In 2007, The Private Eye Writers of America awarded its prestigious Shamus Award for Best Short Story to “The Heart Has Reasons” by O'Neil De Noux. The SHAMUS is given annually to recognize outstanding achievement in private eye fiction. De Noux is also the 2009 Derringer Award winner for Best Novelette for “Too Wise.” The Derringer Awards are given annually to recognize excellence in the short mystery fiction form.
In 2010, De Noux made a move to eBooks and print-on-demand books, teaming with other artists in the art co-op Big Kiss Productions and published Slick Time, a sexy caper novel, followed by collections New Orleans Mysteries, New Orleans Nocturnal, New Orleans Confidential, New Orleans Prime Evil and Backwash Of The Milky Way. 
In June 2012, De Noux’s novel John Raven Beau was named 2011 Police Book Of The Year by, a group that boasts of 1153 state and local law enforcement officials from 485 state and local law enforcement agencies who have written 2504 police books. A hyper-realistic crime story, John Raven Beau provides an intimate look into the beleaguered NOPD Homicide Division, a story that begins in the French Quarter and ends in a swamp, all within the city limits of America’s eternal city, a city that cannot be destroyed – New Orleans.

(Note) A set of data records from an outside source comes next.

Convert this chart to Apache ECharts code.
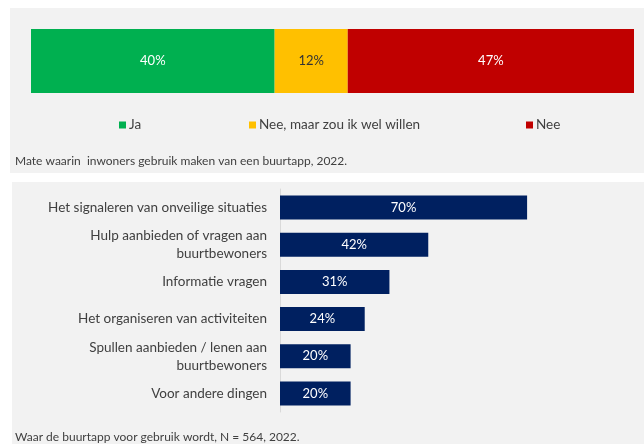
<!DOCTYPE html>
<html>
<head>
<meta charset="utf-8">
<script src="https://cdn.jsdelivr.net/npm/echarts@6/dist/echarts.min.js"></script>
<style>
  html, body { margin: 0; padding: 0; background: #fff; }
  #main { width: 644px; height: 444px; }
</style>
</head>
<body>
<div id="main"></div>
<script>
// gebruik buurtapp (bovenste grafiek)
var useNames = ['Ja', 'Nee, maar zou ik wel willen', 'Nee']
var useValues = [40, 12, 47]
var useColors = ['#00b050', '#ffc000', '#c00000']

// waarvoor wordt de buurtapp gebruikt (onderste grafiek)
var purposeCats = [
    'Het signaleren van onveilige situaties',
    'Hulp aanbieden of vragen aan\nbuurtbewoners',
    'Informatie vragen',
    'Het organiseren van activiteiten',
    'Spullen aanbieden / lenen aan\nbuurtbewoners',
    'Voor andere dingen'
]
var purposeValues = [70, 42, 31, 24, 20, 20]

var font = 'Lato'
var textColor = '#404040'

var myChart = echarts.init(document.getElementById('main'))

// legenda posities (handmatig, zoals in het origineel)
var legendLeft = [114, 244, 521]

var legends = useNames.map(function (n, i) {
    return {
        left: legendLeft[i],
        top: 113,
        data: [n],
        icon: 'rect',
        itemWidth: 7,
        itemHeight: 7,
        itemGap: 0,
        textStyle: { fontFamily: font, fontSize: 13.5, color: textColor, padding: [0, 0, 0, -2] }
    }
})

var topSeries = useNames.map(function (n, i) {
    return {
        name: n,
        type: 'bar',
        stack: 'gebruik',
        xAxisIndex: 0,
        yAxisIndex: 0,
        barWidth: 64,
        data: [useValues[i]],
        itemStyle: { color: useColors[i] },
        label: {
            show: true,
            position: 'inside',
            formatter: '{c}%',
            fontFamily: font,
            fontSize: 13,
            color: i === 1 ? '#333' : '#fff'
        }
    }
})

myChart.setOption({
    animation: false,
    graphic: [
        { type: 'rect', z: -10, shape: { x: 10, y: 8, width: 634, height: 165 }, style: { fill: '#f2f2f2' } },
        { type: 'rect', z: -10, shape: { x: 12, y: 182, width: 632, height: 262 }, style: { fill: '#f2f2f2' } },
        { type: 'text', left: 15, top: 155, style: { text: 'Mate waarin  inwoners gebruik maken van een buurtapp, 2022.', font: '12px ' + font, fill: textColor } },
        { type: 'text', left: 15, top: 431, style: { text: 'Waar de buurtapp voor gebruik wordt, N = 564, 2022.', font: '12px ' + font, fill: textColor } }
    ],
    legend: legends,
    grid: [
        { left: 31, right: 10, top: 29, height: 64 },
        { left: 280, right: 11, top: 189, height: 223 }
    ],
    xAxis: [
        { gridIndex: 0, type: 'value', min: 0, max: 99, show: false },
        { gridIndex: 1, type: 'value', min: 0, max: 100, show: false }
    ],
    yAxis: [
        { gridIndex: 0, type: 'category', data: [''], show: false },
        {
            gridIndex: 1,
            type: 'category',
            inverse: true,
            data: purposeCats,
            axisLine: { show: true, lineStyle: { color: '#d9d9d9' } },
            axisTick: { show: false },
            axisLabel: {
                fontFamily: font,
                fontSize: 13.5,
                color: textColor,
                margin: 13,
                lineHeight: 18,
                align: 'right'
            }
        }
    ],
    series: topSeries.concat([{
        name: 'gebruik',
        type: 'bar',
        xAxisIndex: 1,
        yAxisIndex: 1,
        barWidth: 24,
        data: purposeValues,
        itemStyle: { color: '#002060' },
        label: {
            show: true,
            position: 'inside',
            formatter: '{c}%',
            fontFamily: font,
            fontSize: 13,
            color: '#fff'
        }
    }])
})
</script>
</body>
</html>
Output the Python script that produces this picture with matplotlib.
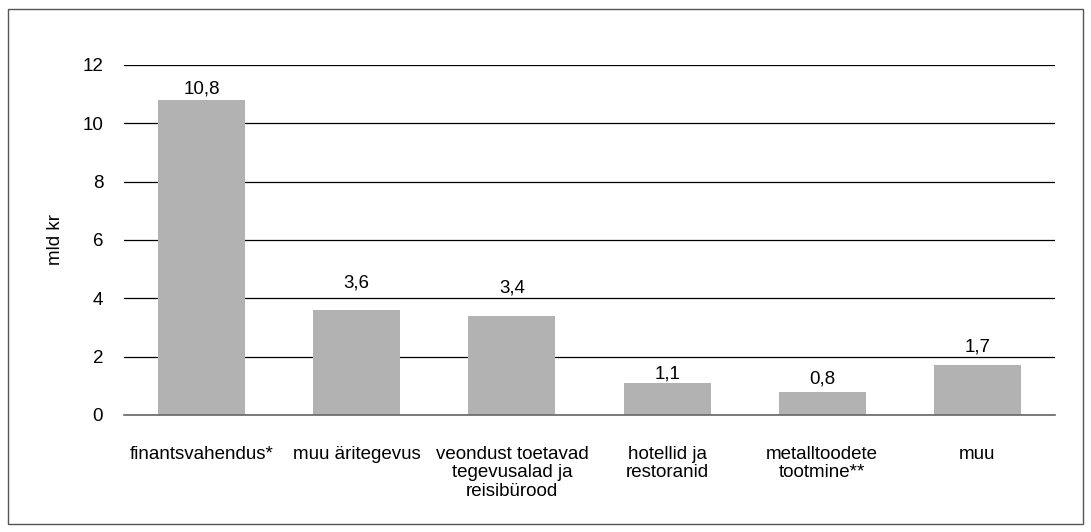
import matplotlib.pyplot as plt
import numpy as np

categories = ["finantsvahendus*", "muu äritegevus",
              "veondust toetavad\ntegevusalad ja\nreisibürood",
              "hotellid ja\nrestoranid", "metalltoodete\ntootmine**", "muu"]
values = [10.8, 3.6, 3.4, 1.1, 0.8, 1.7]
value_labels = ["10,8", "3,6", "3,4", "1,1", "0,8", "1,7"]
yticks = [0, 2, 4, 6, 8, 10, 12]

# how far (points) each value label sits above its bar, as in the original
label_gap = [1.5, 13, 14, 0.5, 3, 7]

plt.rcParams['font.family'] = ['Liberation Sans', 'DejaVu Sans']
FS = 13.5

fig = plt.figure(figsize=(10.91, 5.32), dpi=100)
ax = fig.add_axes([0.1137, 0.22, 0.8533, 0.658])

x = np.arange(len(categories))
ax.bar(x, values, width=0.56, color="#b2b2b2", zorder=2)

for xi, v, lab, g in zip(x, values, value_labels, label_gap):
    ax.annotate(lab, (xi, v), xytext=(0, g), textcoords="offset points",
                ha="center", va="bottom", fontsize=FS)

ax.set_xlim(-0.5, len(categories) - 0.5)
ax.set_ylim(0, 12)
ax.set_yticks(yticks)
ax.set_yticklabels([str(t) for t in yticks], fontsize=FS)
ax.yaxis.grid(True, color="black", linewidth=0.9, zorder=1)
ax.set_xticks(x)
ax.set_xticklabels(categories, fontsize=FS, va="top", linespacing=1.12)
ax.tick_params(axis="both", length=0)
ax.tick_params(axis="y", pad=15)
ax.tick_params(axis="x", pad=22)
for s in ["top", "right", "left"]:
    ax.spines[s].set_visible(False)
ax.spines["bottom"].set_color("#666666")
ax.spines["bottom"].set_linewidth(1.2)
ax.set_ylabel("mld kr", fontsize=FS, labelpad=13)

# frame round the whole figure
fig.patches.append(plt.Rectangle((0.0075, 0.015), 0.985, 0.969, transform=fig.transFigure,
                                 fill=False, edgecolor="#555555", linewidth=1.0))

fig.savefig("out.png", dpi=100)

Earlier in 2012, after six months of intensive research and eighteen months of non-stop writing, O’Neil De Noux published Battle Kiss, a 320,000 word epic of love and war set against the panorama of the Battle of New Orleans, January 8, 1815. So timely is the book, released as the bicentennial of the War of 1812 arrives, Mr. De Noux received an Artist Services Career Advancement Award from the Louisiana Division of the Arts for his work on Battle Kiss. Also in 2012, Mr. De Noux’s first private eye was published. Enamored a novel of obsession and murder, is set in 1950 New Orleans. Another crime novel, Bourbon Street, set in 1947, was released in 2012, along with the young-adult superhero novel Mistik.
In 2012, O’Neil De Noux was elected Vice-President of the Private Eye Writers of America.